The Wednesday Market Minute

  • Global stocks mixed as Asia falls sharply, Europe steadies despite Italy's ongoing political crisis
  • U.S.-China trade spat continues to test Asia market sentiment as Beijing reacts to White House plan on import tariffs
  • U.S. Dollar index holds at early November highs; 10-year yields bump to 2.86% but safe-haven trade continues to flourish.
  • European stocks mixed, but solid Italian rebound calms early nerves even as reports of July elections loom
  • Oil prices extend declines as strong dollar, supply boosts continue to pressure global crude contracts

Market Snapshot

European stocks steadied Wednesday as investors scooped up cheap Italian assets following yesterday's sell-off even as uncertainty over the country's current political crisis keeps government bond yields elevated and the euro pinned near 10-month lows against the U.S. dollar.

Asia stocks, however, nursed heavy losses throughout the session, with the MSCI ex-Japan benchmark shedding 1.35% into the close of trading while Japan's Nikkei 225 fell 1.52% to end the session at 22,018.52 points as investors reacted to news that the U.S. will publish a list of Chinese goods it will hit with tariffs next month as the brewing trade war between the world's two biggest economies threatens to escalate once again. 

Wall Street futures, however, look set for a solid rebound at the opening bell, with contracts tied to the Dow Jones Industrial Average  pointing to a 170-point gain for the 30-stock benchmark and those linked to the broader S&P 500  suggesting a 16 point bump to start the trading day.

Italy's political crisis, however, which lifted yields on short-term governments bonds the most in more than 25 years yesterday, continues to hang over global sentiment, with reports from Rome suggesting new elections could come as early as July. Furthermore, domestic Italian media reports have said the anti-establishment coalition of Five Star and Lega plan to re-nominated anti-euro economist Paolo Savona to the post of finance minister if, as expected, they take the lion's share of the next poll and win the right to form another government.

That said, European markets look to have regained some poise, for the moment at least, following yesterday's wipeout, with the euro rising to 1.1624 against the greenback and the Stoxx 600 benchmark edging 0.1% higher by late morning in Frankfurt.

Italy's FTSE MIB index, the country's bluechip benchmark, rebounded firmly in early Wednesday trading with a 2% gain, while 10-year Italian government bond yields eased to 2.92% and 2-year notes were marked at 1.73% after a successful bond auction by the country's Treasury.

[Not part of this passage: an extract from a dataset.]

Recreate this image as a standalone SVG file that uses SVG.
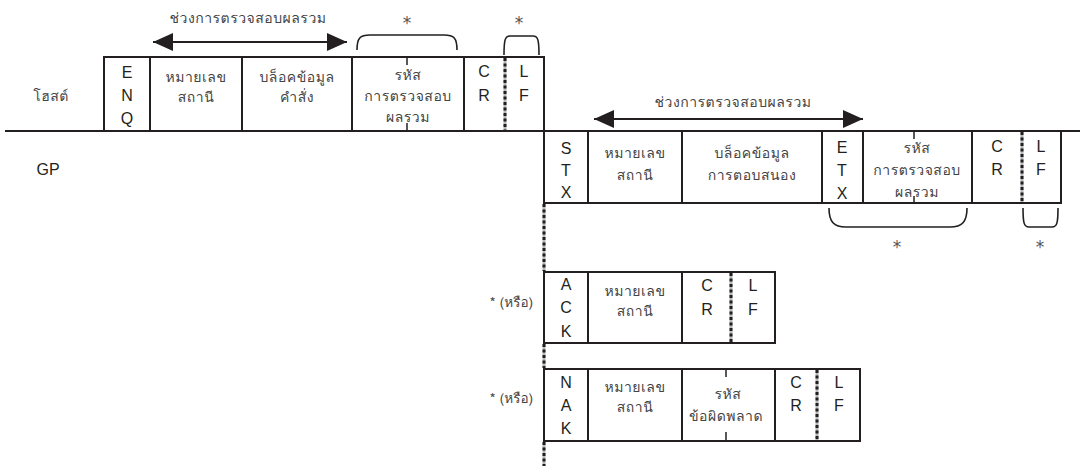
<svg xmlns="http://www.w3.org/2000/svg" width="1086" height="466" viewBox="0 0 1086 466">
  <style>
    .box { fill: none; stroke: #231f20; stroke-width: 2; }
    .line { stroke: #231f20; stroke-width: 2; fill: none; }
    .tick { stroke: #231f20; stroke-width: 1.5; }
    .brace { fill: none; stroke: #231f20; stroke-width: 1.6; }
    .sepbase { stroke: #b4b8bc; stroke-width: 3; }
    .sepdash { stroke: #231f20; stroke-width: 3; stroke-dasharray: 3 2.5; }
    .th { font-family: 'Loma', 'Garuda', 'Norasi', 'Noto Sans Thai Looped', 'Noto Sans Thai', 'Noto Sans', 'DejaVu Sans', sans-serif; font-size: 14px; letter-spacing: 0.5px; fill: #444; text-anchor: middle; }
    .lat { font-family: 'Liberation Sans', Arial, sans-serif; font-size: 16px; fill: #231f20; text-anchor: middle; }
    .star { font-family: 'DejaVu Sans', sans-serif; font-size: 17px; fill: #555; text-anchor: middle; }
    .side { font-family: 'Loma', 'Garuda', 'Norasi', 'Noto Sans Thai Looped', 'Noto Sans Thai', 'Noto Sans', 'DejaVu Sans', sans-serif; font-size: 13.5px; fill: #444; text-anchor: end; }
  </style>
  <defs>
    <marker id="head" viewBox="0 0 20 18" refX="20" refY="9" markerWidth="20" markerHeight="18" markerUnits="userSpaceOnUse" orient="auto-start-reverse">
      <path d="M0,0 L20,9 L0,18 Z" fill="#231f20"/>
    </marker>
  </defs>

  <rect width="1086" height="466" fill="#ffffff"/>

  <!-- station labels -->
  <g id="label-host">
    <text class="th" x="51" y="101">โฮสต์</text>
  </g>
  <g id="label-gp">
    <text class="lat" x="48" y="175" font-size="17">GP</text>
  </g>

  <!-- connectors: timeline, range arrows, braces, dotted continuation -->
  <g id="connectors">
    <line class="line" x1="5" y1="131" x2="1080" y2="131"/>
    <line class="line" x1="544" y1="57" x2="544" y2="131"/>

    <line class="line" x1="153" y1="42" x2="347" y2="42" marker-start="url(#head)" marker-end="url(#head)"/>
    <text class="th" x="248" y="23">ช่วงการตรวจสอบผลรวม</text>

    <line class="line" x1="594" y1="119" x2="863" y2="119" marker-start="url(#head)" marker-end="url(#head)"/>
    <text class="th" x="733" y="107">ช่วงการตรวจสอบผลรวม</text>

    <path class="brace" d="M357,50 C357,38 360,35 370,35 L444,35 C454,35 457,38 457,50"/>
    <path class="brace" d="M504,55 C504,40 505,36 510,36 L533,36 C538,36 539,40 539,55"/>
    <text class="star" x="407" y="29">*</text>
    <text class="star" x="519" y="29">*</text>

    <path class="brace" d="M829,208 C829,222 834,227 846,227 L950,227 C962,227 967,222 967,208"/>
    <path class="brace" d="M1023,208 C1023,223 1024,227 1029,227 L1052,227 C1057,227 1058,223 1058,208"/>
    <text class="star" x="897" y="253">*</text>
    <text class="star" x="1040" y="253">*</text>

    <line class="sepbase" x1="544" y1="204" x2="544" y2="271"/>
    <line class="sepdash" x1="544" y1="204" x2="544" y2="271"/>
    <line class="sepbase" x1="544" y1="344" x2="544" y2="368"/>
    <line class="sepdash" x1="544" y1="344" x2="544" y2="368"/>
    <line class="sepbase" x1="544" y1="442" x2="544" y2="466"/>
    <line class="sepdash" x1="544" y1="442" x2="544" y2="466"/>
  </g>

  <!-- host request frame -->
  <g id="frame-host">
    <rect class="box" x="104" y="57" width="440" height="74"/>
    <line class="line" x1="150" y1="57" x2="150" y2="131"/>
    <line class="line" x1="242" y1="57" x2="242" y2="131"/>
    <line class="line" x1="352" y1="57" x2="352" y2="131"/>
    <line class="line" x1="464" y1="57" x2="464" y2="131"/>
    <line class="sepbase" x1="505" y1="58" x2="505" y2="130"/>
    <line class="sepdash" x1="505" y1="58" x2="505" y2="130"/>
    <line class="tick" x1="407" y1="57" x2="407" y2="65"/>
    <line class="tick" x1="407" y1="123" x2="407" y2="131"/>
    <text class="lat" x="127" y="78">E</text>
    <text class="lat" x="127" y="101">N</text>
    <text class="lat" x="127" y="124">Q</text>
    <text class="th" x="196" y="82">หมายเลข</text>
    <text class="th" x="196" y="102">สถานี</text>
    <text class="th" x="297" y="82">บล็อคข้อมูล</text>
    <text class="th" x="297" y="102">คำสั่ง</text>
    <text class="th" x="408" y="80">รหัส</text>
    <text class="th" x="408" y="101">การตรวจสอบ</text>
    <text class="th" x="408" y="122">ผลรวม</text>
    <text class="lat" x="484" y="77">C</text>
    <text class="lat" x="484" y="101">R</text>
    <text class="lat" x="524" y="77">L</text>
    <text class="lat" x="524" y="101">F</text>
  </g>

  <!-- GP response frame -->
  <g id="frame-gp">
    <rect class="box" x="544" y="131" width="517" height="72"/>
    <line class="line" x1="588" y1="131" x2="588" y2="203"/>
    <line class="line" x1="682" y1="131" x2="682" y2="203"/>
    <line class="line" x1="822" y1="131" x2="822" y2="203"/>
    <line class="line" x1="863" y1="131" x2="863" y2="203"/>
    <line class="line" x1="972" y1="131" x2="972" y2="203"/>
    <line class="sepbase" x1="1022" y1="132" x2="1022" y2="202"/>
    <line class="sepdash" x1="1022" y1="132" x2="1022" y2="202"/>
    <line class="tick" x1="914" y1="131" x2="914" y2="139"/>
    <line class="tick" x1="914" y1="196" x2="914" y2="203"/>
    <text class="lat" x="566" y="154">S</text>
    <text class="lat" x="566" y="176">T</text>
    <text class="lat" x="566" y="198">X</text>
    <text class="th" x="635" y="158">หมายเลข</text>
    <text class="th" x="635" y="180">สถานี</text>
    <text class="th" x="752" y="158">บล็อคข้อมูล</text>
    <text class="th" x="752" y="180">การตอบสนอง</text>
    <text class="lat" x="842" y="153">E</text>
    <text class="lat" x="842" y="176">T</text>
    <text class="lat" x="842" y="199">X</text>
    <text class="th" x="917" y="153">รหัส</text>
    <text class="th" x="917" y="175">การตรวจสอบ</text>
    <text class="th" x="917" y="197">ผลรวม</text>
    <text class="lat" x="997" y="152">C</text>
    <text class="lat" x="997" y="175">R</text>
    <text class="lat" x="1041" y="152">L</text>
    <text class="lat" x="1041" y="175">F</text>
  </g>

  <!-- ACK reply -->
  <g id="frame-ack">
    <text class="side" x="533" y="307">* (หรือ)</text>
    <rect class="box" x="544" y="272" width="231" height="71"/>
    <line class="line" x1="588" y1="272" x2="588" y2="343"/>
    <line class="line" x1="682" y1="272" x2="682" y2="343"/>
    <line class="sepbase" x1="731" y1="273" x2="731" y2="342"/>
    <line class="sepdash" x1="731" y1="273" x2="731" y2="342"/>
    <text class="lat" x="566" y="290">A</text>
    <text class="lat" x="566" y="313">C</text>
    <text class="lat" x="566" y="337">K</text>
    <text class="th" x="635" y="296">หมายเลข</text>
    <text class="th" x="635" y="316">สถานี</text>
    <text class="lat" x="707" y="291">C</text>
    <text class="lat" x="707" y="315">R</text>
    <text class="lat" x="753" y="291">L</text>
    <text class="lat" x="753" y="315">F</text>
  </g>

  <!-- NAK reply -->
  <g id="frame-nak">
    <text class="side" x="533" y="403">* (หรือ)</text>
    <rect class="box" x="544" y="369" width="316" height="72"/>
    <line class="line" x1="588" y1="369" x2="588" y2="441"/>
    <line class="line" x1="682" y1="369" x2="682" y2="441"/>
    <line class="line" x1="775" y1="369" x2="775" y2="441"/>
    <line class="sepbase" x1="817" y1="370" x2="817" y2="440"/>
    <line class="sepdash" x1="817" y1="370" x2="817" y2="440"/>
    <line class="tick" x1="726" y1="369" x2="726" y2="377"/>
    <line class="tick" x1="726" y1="432" x2="726" y2="441"/>
    <text class="lat" x="566" y="388">N</text>
    <text class="lat" x="566" y="411">A</text>
    <text class="lat" x="566" y="434">K</text>
    <text class="th" x="635" y="392">หมายเลข</text>
    <text class="th" x="635" y="412">สถานี</text>
    <text class="th" x="728" y="399">รหัส</text>
    <text class="th" x="726" y="421">ข้อผิดพลาด</text>
    <text class="lat" x="796" y="388">C</text>
    <text class="lat" x="796" y="411">R</text>
    <text class="lat" x="839" y="388">L</text>
    <text class="lat" x="839" y="411">F</text>
  </g>
</svg>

Italy sold $6.5 billion worth of government bonds Wednesday, paying the highest rate it at least for years, as investors reacted cautiously to the indebted nation's attempt to stablize markets amid its ongoing political chaos.

That said, investors appeared to be attracted to the auction's higher return, which saw 10-year bonds sold at a yield-to-maturity of 3%, significantly higher than the 1.7% the government paid in late April. Italy's 5-year sale was made at a yield-to-maturity of 2.32%, the highest since February 2014.

Investors bid €1.48 for every €1 of debt sold, Italy's Treasury said, meaning €8.24 billion in bids were placed for the €5.57 billion bonds that were ultimately sold, indicating the strongest demand for an auction since December.

Vivendi SA  (VIVHY) shares were a notable early market mover, falling 3.37% to the bottom of the Stoxx 600 after a unit of the French media group, Canal plus, lost the rights to broadcast soccer in Europe's second-largest economy to China-owned Mediapro. 

The U.S. dollar index, however, remains firmly fixed to it recent multi-month highs and was trading at 94.68 against a basket of six global currencies at the start of the European session. Benchmark 10-year U.S. Treasury yields, meanwhile, edged modestly higher to 2.86%.

The dollar rally continues. Source: Bloomberg
The dollar rally continues. Source: Bloomberg

Still, yesterday's decision by the White House to reveal a list of China-made goods it will target with import tariffs has investors concerned that last week's short-lived "hold" of the trade war between the two countries has abruptly re-started, even as Commerce Secretary Wilbur Ross plans a visit to Beijing early next week.

China's Commerce Ministry issued a statement Wednesday saying it was "surprised" by the U.S. move and urged Washington to act in the spirit of their recent joint statement on trade. 

Perhaps in response to the growing concerns on global trade, echoed by Germany's influential DIHK Chambers of Commerce Wednesday when it noted export expectations had been "noticeably dampened" by recent developments, global oil prices extended declines in early European dealing as investors priced-in the impact of a stronger U.S. dollar, increased Saudi supply and slowing global economic growth.

A modestly weaker dollar, however, following the euro's rebound, reversed that move, taking Brent crude contracts for July delivery 24 cents higher from their Tuesday close to change hands at $75.63 a barrel during London trading while WTI contracts for the same month added 5 cent a barrel to $66.78.